The series' first speaker will be Ray Rusz, a member of the society and a North Apollo resident. Rusz found his way to local Civil War history when he started showing interest in becoming a battlefield guide at Gettysburg.

When he started researching the battle, he discovered a local connection — Gen. Samuel McCartney Jackson of Apollo.

According to Rusz, Jackson started Company G, which fought from the beginning of the war to the end. The company was composed of Apollo residents and, according to Crawford, the commanding officer of the Pennsylvania reserves, Jackson and his men “saved the day at Gettysburg, because they stopped the rebels from attacking and taking over Devil's Den, the Peach Orchard, and places like that,” Rusz says.

Jackson became a notable resident beyond the war, as well. He served as a state senator, state congressman, secretary of the treasury and started the Apollo Trust Co.

In all, Apollo contributed about two-and-a-half companies, or 250 soldiers, from a male population of only 449, he says.

But Rusz plans to talk about other local communities and soldiers.

Namely, there was John Guthrie who formed a drafted militia unit of 100 soldiers from Freeport, Leechburg and Vandergrift. Sirwell formed the 78th regiment of nearly 1,000 men who fought throughout Tennessee and Kentucky, and were part of Sherman's march to the sea. David Rupp, a local soldier, witnessed the surrender at Appomattox Courthouse. Alfred Hicks of Leechburg was in Forbes Theater the night President Abraham Lincoln was assassinated.

The 139th Company E out of Apollo included 50 soldiers from the surrounding area. Thirty of them were ages 15 to 20, Rusz says.

“They had one of the highest casualty rates during the Civil War,” he says. “That's something that the people around this area just don't know. The people should know what goes on in their own backyard. It's our own local history. When I do these talks, people say, ‘I didn't know that. I didn't know this.”

In the midst of the 150th anniversary years of the war, the society felt a Civil War series would be appropriate and of interest to the community.

In addition to the speaker series, the organization plans to restore a Civil War cannon in Apollo Cemetery and rededicate it, hopefully with a wartime re-enactment June 15. The time of the event has yet to be determined.

The series will continue in April with a portrayal of Clara Barton, a teacher, nurse, and the founder of the American Red Cross.

Following a break in the summer, in September, Ken Williams will give a talk about the basics of the war. A final re-enactment, Thom Gressman portraying Lorenzo Barber, known as the fighting parson, will be in October.

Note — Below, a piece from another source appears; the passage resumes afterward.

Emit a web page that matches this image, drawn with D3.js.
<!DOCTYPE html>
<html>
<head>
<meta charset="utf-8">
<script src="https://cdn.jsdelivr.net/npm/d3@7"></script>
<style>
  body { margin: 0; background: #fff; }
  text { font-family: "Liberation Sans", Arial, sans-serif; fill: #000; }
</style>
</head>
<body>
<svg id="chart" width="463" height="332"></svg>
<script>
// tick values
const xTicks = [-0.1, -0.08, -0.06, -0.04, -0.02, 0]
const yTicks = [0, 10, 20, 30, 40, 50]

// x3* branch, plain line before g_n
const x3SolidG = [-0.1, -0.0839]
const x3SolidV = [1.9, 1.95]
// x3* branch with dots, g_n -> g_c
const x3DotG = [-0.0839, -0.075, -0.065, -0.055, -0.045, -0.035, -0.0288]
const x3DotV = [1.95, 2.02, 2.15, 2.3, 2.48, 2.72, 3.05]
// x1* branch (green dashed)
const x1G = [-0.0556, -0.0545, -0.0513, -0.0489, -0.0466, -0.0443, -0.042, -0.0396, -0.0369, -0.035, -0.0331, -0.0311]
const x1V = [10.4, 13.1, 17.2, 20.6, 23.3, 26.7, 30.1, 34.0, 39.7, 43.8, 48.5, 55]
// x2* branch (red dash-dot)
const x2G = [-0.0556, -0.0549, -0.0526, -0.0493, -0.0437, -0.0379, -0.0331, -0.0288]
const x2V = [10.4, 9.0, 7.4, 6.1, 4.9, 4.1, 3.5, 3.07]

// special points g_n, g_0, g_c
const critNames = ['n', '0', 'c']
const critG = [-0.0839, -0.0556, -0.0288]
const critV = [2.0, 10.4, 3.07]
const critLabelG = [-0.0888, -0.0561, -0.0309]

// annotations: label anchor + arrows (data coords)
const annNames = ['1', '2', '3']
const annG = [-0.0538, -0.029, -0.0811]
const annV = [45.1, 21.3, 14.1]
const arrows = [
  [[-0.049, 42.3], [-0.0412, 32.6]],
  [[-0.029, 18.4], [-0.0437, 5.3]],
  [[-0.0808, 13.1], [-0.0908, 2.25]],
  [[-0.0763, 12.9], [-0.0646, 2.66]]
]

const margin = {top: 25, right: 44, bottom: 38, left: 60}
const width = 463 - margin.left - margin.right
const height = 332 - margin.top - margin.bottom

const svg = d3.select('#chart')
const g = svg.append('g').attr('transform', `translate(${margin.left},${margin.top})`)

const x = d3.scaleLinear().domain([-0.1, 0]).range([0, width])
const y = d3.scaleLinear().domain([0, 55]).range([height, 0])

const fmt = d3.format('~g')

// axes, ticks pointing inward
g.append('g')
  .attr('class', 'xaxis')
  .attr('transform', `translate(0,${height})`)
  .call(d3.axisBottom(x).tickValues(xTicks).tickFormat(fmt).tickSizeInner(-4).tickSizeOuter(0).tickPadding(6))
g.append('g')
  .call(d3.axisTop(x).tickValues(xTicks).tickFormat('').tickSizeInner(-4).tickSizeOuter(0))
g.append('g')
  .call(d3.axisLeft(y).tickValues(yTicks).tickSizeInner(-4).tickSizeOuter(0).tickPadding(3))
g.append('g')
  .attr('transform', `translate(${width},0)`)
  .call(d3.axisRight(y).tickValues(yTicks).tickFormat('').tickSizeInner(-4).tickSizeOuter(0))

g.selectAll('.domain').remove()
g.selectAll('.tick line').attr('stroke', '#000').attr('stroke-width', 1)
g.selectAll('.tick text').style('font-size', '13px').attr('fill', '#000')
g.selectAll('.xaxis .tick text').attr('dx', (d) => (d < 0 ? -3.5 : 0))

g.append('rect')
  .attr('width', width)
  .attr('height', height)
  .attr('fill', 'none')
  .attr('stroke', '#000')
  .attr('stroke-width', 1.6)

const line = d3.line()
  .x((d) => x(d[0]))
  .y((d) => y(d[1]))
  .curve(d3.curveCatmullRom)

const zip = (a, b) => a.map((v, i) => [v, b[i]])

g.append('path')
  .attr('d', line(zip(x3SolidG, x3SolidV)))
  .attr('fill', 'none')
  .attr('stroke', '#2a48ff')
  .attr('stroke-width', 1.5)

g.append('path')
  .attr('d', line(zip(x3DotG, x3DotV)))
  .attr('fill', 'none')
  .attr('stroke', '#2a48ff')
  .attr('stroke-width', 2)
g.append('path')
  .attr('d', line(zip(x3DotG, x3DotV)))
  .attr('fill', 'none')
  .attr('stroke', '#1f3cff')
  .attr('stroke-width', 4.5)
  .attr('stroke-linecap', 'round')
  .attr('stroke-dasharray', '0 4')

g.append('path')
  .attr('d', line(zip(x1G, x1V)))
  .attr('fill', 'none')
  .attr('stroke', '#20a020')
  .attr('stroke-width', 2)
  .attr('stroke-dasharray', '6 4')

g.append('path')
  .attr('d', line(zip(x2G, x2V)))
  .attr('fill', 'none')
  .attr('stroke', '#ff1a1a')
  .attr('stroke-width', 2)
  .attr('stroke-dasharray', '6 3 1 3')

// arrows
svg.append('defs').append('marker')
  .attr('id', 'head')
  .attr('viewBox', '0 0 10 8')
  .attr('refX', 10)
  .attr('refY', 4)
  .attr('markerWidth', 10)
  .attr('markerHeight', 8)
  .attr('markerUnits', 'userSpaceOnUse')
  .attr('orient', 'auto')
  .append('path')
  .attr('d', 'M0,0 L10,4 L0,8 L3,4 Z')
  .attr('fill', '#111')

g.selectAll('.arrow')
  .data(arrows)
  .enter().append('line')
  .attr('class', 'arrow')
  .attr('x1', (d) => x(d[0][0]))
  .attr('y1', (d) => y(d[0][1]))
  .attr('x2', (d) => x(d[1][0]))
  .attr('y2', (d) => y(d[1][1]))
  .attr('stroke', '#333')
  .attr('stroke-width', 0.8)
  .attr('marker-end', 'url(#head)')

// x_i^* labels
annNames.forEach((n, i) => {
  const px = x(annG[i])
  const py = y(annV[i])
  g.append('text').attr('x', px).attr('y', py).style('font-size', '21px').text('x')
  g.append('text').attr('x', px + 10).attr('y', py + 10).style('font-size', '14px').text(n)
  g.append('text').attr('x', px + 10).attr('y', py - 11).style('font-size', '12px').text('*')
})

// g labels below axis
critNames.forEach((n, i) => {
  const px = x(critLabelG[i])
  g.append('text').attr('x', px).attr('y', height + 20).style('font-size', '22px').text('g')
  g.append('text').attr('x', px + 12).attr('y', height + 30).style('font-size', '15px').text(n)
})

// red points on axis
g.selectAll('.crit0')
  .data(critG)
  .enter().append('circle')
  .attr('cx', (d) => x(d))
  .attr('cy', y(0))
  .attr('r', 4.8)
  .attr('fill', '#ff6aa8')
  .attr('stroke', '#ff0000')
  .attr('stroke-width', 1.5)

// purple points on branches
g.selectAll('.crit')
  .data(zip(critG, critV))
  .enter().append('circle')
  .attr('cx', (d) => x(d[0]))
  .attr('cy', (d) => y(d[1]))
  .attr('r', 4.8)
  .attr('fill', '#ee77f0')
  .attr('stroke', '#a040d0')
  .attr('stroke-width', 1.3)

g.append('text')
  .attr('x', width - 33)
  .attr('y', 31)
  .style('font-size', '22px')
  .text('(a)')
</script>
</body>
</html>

Sue Ott, a Kiski Township resident responsible for organizing the series schedule, says she hopes the community will take full advantage of this opportunity to connect with a small part of our history.

“It's immensely valuable,” Ott says.

“History itself needs to be learned. I think, we today, tend to overlook the value of it. I don't think our kids appreciate it. I know I didn't when I was younger. This will be something interesting that will, hopefully, get younger people involved, and everyone will come out and listen.”